As I walk about the streets of London — oftentimes by night — those dull brick houses are full of echoes of past days. I could tell you how the flutings lie on the marble mantel-pieces, and where the easy-chair on which the grandfather sits must be placed because it would not fit any other part of the room. There was the kindly welcome, and the ready jest, and the little tiffs, and the large reconciliations -with the young ladies, and the plans for the coming season, and all that makes life delightful to the feelings and the senses, and now all that is quite, quite gone! 

Were I to knock at the door now, and race up the stairs as of old, Betty would be overcome, and the excellent head of the family inside would give me in charge on the suspicion of having a designagainst the great-coats and umbrellas. No poetry in London! No poetry save a man is sitting and sneezing on a swab of wet moss — a Highland piper being at hand with one of those horrid instruments of torture applied to his hard, horny lips! Why, one could write a sonnet about South Andley Street.

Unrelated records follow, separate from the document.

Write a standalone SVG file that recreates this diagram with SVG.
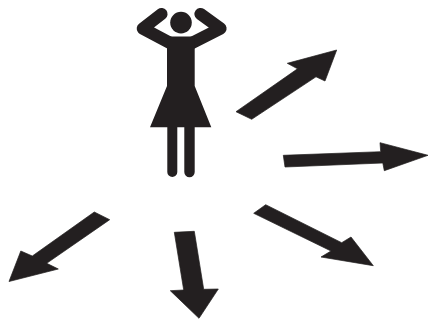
<svg xmlns="http://www.w3.org/2000/svg" width="428" height="323" viewBox="0 0 428 323">
<style>
.f{fill:#231f20}
.s{stroke:#231f20;stroke-width:0.7;stroke-linejoin:miter}
.a{fill:none;stroke:#231f20;stroke-width:12.2;stroke-linecap:round;stroke-linejoin:round}
</style>
<rect width="428" height="323" fill="#fff"/>
<g id="figure">
<circle class="f" cx="181" cy="22.600" r="10.800"/>
<path class="a" d="M161.500 14L142.800 28.500L172 44"/>
<path class="a" d="M200.500 14L220.500 28.500L190 44"/>
<path class="f" d="M167 36.500H194.700V86L211.300 127.300H194.700V172A5.200 5.200 0 0 1 184.300 172V127.300H177.300V172A5 5 0 0 1 167.300 172V127.300H150L167 86Z"/>
</g>
<g id="connectors">
<path id="arrow-upper-right" class="f s" d="M236 111.700L297.500 68.800L287.300 63.300L336.700 50L325 81L316 76.800L251.700 119.300Z"/>
<path id="arrow-right" class="f s" d="M283.300 155.300L380.700 151.700L380 142.700L428 155.300L384.300 170.700L382.800 163L285 167Z"/>
<path id="arrow-lower-left" class="f s" d="M94.300 212L109.700 219.700L46.700 263.300L58.300 269L9 281.500L20.800 251L32.300 256Z"/>
<path id="arrow-down" class="f s" d="M174.300 232.300L194.300 231.300L203.700 289.300L218.300 289L199 318.300L170.300 290.700L183.700 290Z"/>
<path id="arrow-lower-right" class="f s" d="M265.700 204.700L341.700 242.700L351 237L373.300 265.700L321 257L331 251L253.700 213.300Z"/>
</g>
</svg>
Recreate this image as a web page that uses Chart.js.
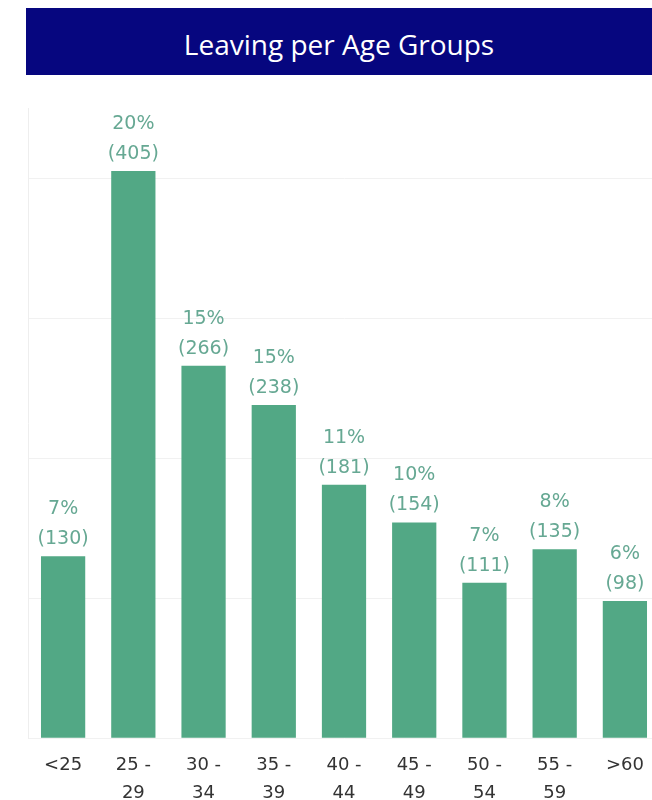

But if London at all times is better than any other place you could name, what is it not during the season, when every joy is at its climax, and when all your friends and acquaintances from all parts of the country, and from all parts of the continent, and from all parts of the world, come dropping in thick as gnats used to be in summer evenings — when there were summer evenings, and there were gnats. I know that some unneighbourly sort of people will have it that London is most delightful in September, when everybody is out of town, and the Hindu sweeper in Saint James's Square leaves off peddling with the unprofitable mud at his crossing, and, folding his arms across his breast, meekly gives in to Budhism.

Of course London is pleasant in September when the seat of empire is your own — but it is pleasant as sleep is after toil, or night after day. I like,as well as any man, to have the library in the club entirely to myself, and to moralise in the deserts of Old Bond Street, but human nature has also its social and its gorgeous side. I have a rich vein of duchesses in my mind, which I can open up during the London season. If ever there was a loiterer by old bookshops, and a lover of old crinkum-crankums of every kind, I am that idle, useless person.